DO THIS: Exactly as written, write out the lines below from the first to the one containing "const rt = [1, 4", inclusive. Pictures do not belong in the copy.

DATA EXTRACT:

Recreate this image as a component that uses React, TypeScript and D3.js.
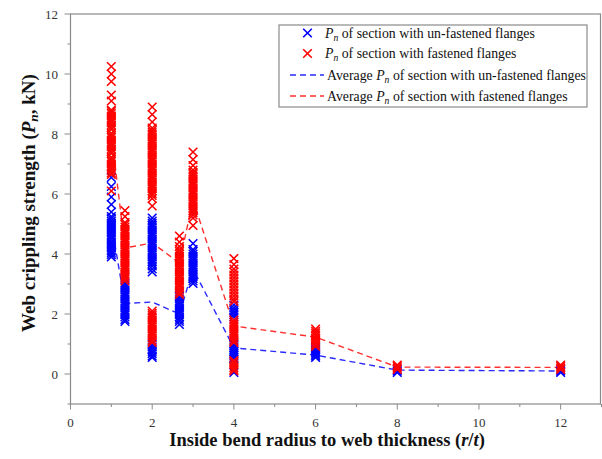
import React from "react";
import * as d3 from "d3";

// r/t values of the tested sections
const rt = [1, 4 / 3, 2, 8 / 3, 3, 4, 6, 8, 12];

// Pn (kN) of sections with un-fastened flanges, one list per r/t
const unfastened = [
  [6.55, 6.25, 5.9, 5.65, 5.4, 5.25, 5.18, 5.1, 5.03, 4.96, 4.9, 4.83, 4.76, 4.7, 4.62, 4.55, 4.48, 4.4, 4.33, 4.26, 4.2, 4.12, 4.05, 3.98, 3.9],
  [3.02, 2.95, 2.88, 2.8, 2.72, 2.65, 2.58, 2.5, 2.42, 2.35, 2.28, 2.2, 2.12, 2.05, 1.98, 1.9, 1.82, 1.75],
  [5.2, 5.1, 5.02, 4.95, 4.88, 4.8, 4.72, 4.65, 4.58, 4.5, 4.42, 4.35, 4.28, 4.2, 4.12, 4.05, 3.98, 3.9, 3.82, 3.75, 3.68, 3.6, 3.5, 3.4,
    0.98, 0.9, 0.82, 0.75, 0.68, 0.6, 0.55],
  [2.58, 2.5, 2.42, 2.35, 2.28, 2.2, 2.12, 2.05, 1.98, 1.9, 1.82, 1.75, 1.65],
  [4.35, 4.15, 4.08, 4.0, 3.92, 3.85, 3.78, 3.7, 3.62, 3.55, 3.48, 3.4, 3.32, 3.25, 3.18, 3.1, 3.02],
  [2.3, 2.2, 2.12, 2.05, 1.98, 1.9, 1.0, 0.95, 0.88, 0.82, 0.75, 0.68, 0.62, 0.55, 0.5, 0.05],
  [0.88, 0.82, 0.75, 0.7, 0.65, 0.6, 0.55],
  [0.15, 0.1, 0.05],
  [0.15, 0.1, 0.05],
];

// Pn (kN) of sections with fastened flanges, one list per r/t
const fastened = [
  [10.25, 10.0, 9.75, 9.3, 9.1, 8.8, 8.75, 8.68, 8.6, 8.52, 8.45, 8.38, 8.3, 8.22, 8.15, 8.02, 7.95, 7.88, 7.8, 7.72, 7.65, 7.58,
    7.5, 7.42, 7.35, 7.22, 7.15, 7.08, 7.0, 6.92, 6.85, 6.78, 6.7, 6.65, 6.1],
  [5.45, 5.25, 5.05, 4.98, 4.9, 4.82, 4.75, 4.68, 4.6, 4.52, 4.45, 4.38, 4.3, 4.22, 4.15, 4.08, 4.0, 3.92, 3.85, 3.78, 3.7, 3.62,
    3.55, 3.48, 3.4, 3.32, 3.25, 3.18, 3.1],
  [8.9, 8.65, 8.4, 8.2, 8.12, 8.05, 7.98, 7.9, 7.82, 7.75, 7.68, 7.6, 7.52, 7.45, 7.38, 7.3, 7.22, 7.15, 7.08, 7.0, 6.92, 6.85,
    6.78, 6.7, 6.62, 6.55, 6.48, 6.4, 6.32, 6.25, 6.18, 6.1, 6.02, 5.95, 5.85, 5.6,
    2.1, 2.02, 1.95, 1.88, 1.8, 1.72, 1.65, 1.58, 1.5, 1.42, 1.35, 1.28, 1.2, 1.12, 1.05],
  [4.6, 4.4, 4.25, 4.15, 4.08, 4.0, 3.92, 3.85, 3.78, 3.7, 3.62, 3.55, 3.48, 3.4, 3.32, 3.25, 3.18, 3.1, 3.02, 2.95, 2.88, 2.8,
    2.72, 2.65],
  [7.4, 7.15, 6.95, 6.8, 6.72, 6.65, 6.58, 6.5, 6.42, 6.35, 6.28, 6.2, 6.12, 6.05, 5.98, 5.9, 5.82, 5.75, 5.68, 5.6, 5.52, 5.45,
    5.38, 5.3, 5.2, 4.95],
  [3.85, 3.65, 3.5, 3.4, 3.3, 3.2, 3.1, 3.0, 2.9, 2.8, 2.7, 2.6, 2.5, 2.42, 1.8, 1.72, 1.65, 1.58, 1.5, 1.42, 1.35, 1.28, 1.2,
    1.12, 1.05, 0.45, 0.38, 0.3, 0.22, 0.15, 0.1],
  [1.5, 1.42, 1.35, 1.28, 1.2, 1.12, 1.05, 0.98, 0.92],
  [0.3, 0.25, 0.2, 0.15],
  [0.3, 0.25, 0.2, 0.15],
];

// average Pn per r/t
const avgUnfastened = [5.0, 2.35, 2.4, 2.0, 3.5, 0.87, 0.63, 0.13, 0.1];
const avgFastened = [8.0, 4.2, 4.37, 3.7, 5.8, 1.6, 1.23, 0.23, 0.22];

const xTicks = [0, 2, 4, 6, 8, 10, 12];
const yTicks = [0, 2, 4, 6, 8, 10, 12];

const W = 602;
const H = 459;
const BLUE = "#0000ff";
const RED = "#ff0000";
const FRAME = "#8a8a8a";
const FONT = "'Liberation Serif', 'Times New Roman', serif";

const x = d3.scaleLinear().domain([0, 13]).range([70.5, 601.5]);
const y = d3.scaleLinear().domain([-1, 12]).range([404, 14]);

const cross = "M-4.3,-4.3L4.3,4.3M-4.3,4.3L4.3,-4.3";

const line = d3
  .line<number>()
  .x((_, i) => x(rt[i]))
  .y((d) => y(d));

const Pn = () => (
  <>
    <tspan fontStyle="italic">P</tspan>
    <tspan fontStyle="italic" fontSize="0.7em" dy="3">n</tspan>
    <tspan dy="-3"> </tspan>
  </>
);

const App = () => {
  const minorX = d3.range(0, 14);
  const minorY = d3.range(-1, 13);

  const points = (cols: number[][], color: string) =>
    cols.flatMap((vals, i) =>
      vals.map((v, j) => (
        <path
          key={`${color}-${i}-${j}`}
          d={cross}
          transform={`translate(${x(rt[i])},${y(v)})`}
          stroke={color}
          strokeWidth={1.6}
          fill="none"
        />
      ))
    );

  return (
    <svg
      width={W}
      height={H}
      style={{ position: "absolute", left: 0, top: 0, background: "#fff" }}
      fontFamily={FONT}
    >
      {/* frame */}
      <rect
        x={x(0)}
        y={y(12)}
        width={x(13) - x(0) - 1}
        height={y(-1) - y(12)}
        fill="none"
        stroke={FRAME}
        strokeWidth={1.2}
      />

      {/* x ticks */}
      {minorX.map((t) => (
        <line
          key={`xt${t}`}
          x1={x(t)}
          x2={x(t)}
          y1={y(-1)}
          y2={y(-1) + (t % 2 === 0 ? 5.5 : 3)}
          stroke={FRAME}
        />
      ))}
      {xTicks.map((t) => (
        <text key={`xl${t}`} x={x(t)} y={427} textAnchor="middle" fontSize={13} fill="#333">
          {t}
        </text>
      ))}

      {/* y ticks */}
      {minorY.map((t) => (
        <line
          key={`yt${t}`}
          x1={x(0)}
          x2={x(0) - (t % 2 === 0 ? 6 : 3)}
          y1={y(t)}
          y2={y(t)}
          stroke={FRAME}
        />
      ))}
      {yTicks.map((t) => (
        <text key={`yl${t}`} x={58} y={y(t) + 4.5} textAnchor="end" fontSize={13} fill="#333">
          {t}
        </text>
      ))}

      {/* axis titles */}
      <text x={327} y={446} textAnchor="middle" fontSize={18.5} fontWeight="bold" fill="#111">
        Inside bend radius to web thickness (<tspan fontStyle="italic">r</tspan>/
        <tspan fontStyle="italic">t</tspan>)
      </text>
      <text
        transform={`translate(35,203) rotate(-90)`}
        textAnchor="middle"
        fontSize={19}
        fontWeight="bold"
        fill="#111"
      >
        Web crippling strength (<tspan fontStyle="italic">P</tspan>
        <tspan fontStyle="italic" fontSize="0.7em" dy="3">n</tspan>
        <tspan dy="-3">, kN)</tspan>
      </text>

      {/* averages */}
      <path d={line(avgUnfastened) ?? ""} fill="none" stroke="#2a2aff" strokeWidth={1.4} strokeDasharray="6,4" />
      <path d={line(avgFastened) ?? ""} fill="none" stroke="#ff3030" strokeWidth={1.4} strokeDasharray="6,4" />

      {/* test points */}
      {points(unfastened, BLUE)}
      {points(fastened, RED)}

      {/* legend */}
      <g fontSize={13.8} fill="#111">
        <rect x={279} y={25} width={308} height={82} fill="#fff" stroke={FRAME} strokeWidth={1.2} />
        <path d={cross} transform="translate(307.5,33)" stroke={BLUE} strokeWidth={1.6} fill="none" />
        <text x={325} y={37.5}>
          <Pn />of section with un-fastened flanges
        </text>
        <path d={cross} transform="translate(307.5,53.5)" stroke={RED} strokeWidth={1.6} fill="none" />
        <text x={325} y={58}>
          <Pn />of section with fastened flanges
        </text>
        <line x1={290} x2={324} y1={75} y2={75} stroke="#2a2aff" strokeWidth={1.4} strokeDasharray="6,4" />
        <text x={327} y={79.5}>
          Average <Pn />of section with un-fastened flanges
        </text>
        <line x1={290} x2={324} y1={96} y2={96} stroke="#ff3030" strokeWidth={1.4} strokeDasharray="6,4" />
        <text x={327} y={100.5}>
          Average <Pn />of section with fastened flanges
        </text>
      </g>
    </svg>
  );
};

export default App;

COMPLETE ANSWER:
Recreate this image as a component that uses React, TypeScript and D3.js.
import React from "react";
import * as d3 from "d3";

// r/t values of the tested sections
const rt = [1, 4 / 3, 2, 8 / 3, 3, 4, 6, 8, 12];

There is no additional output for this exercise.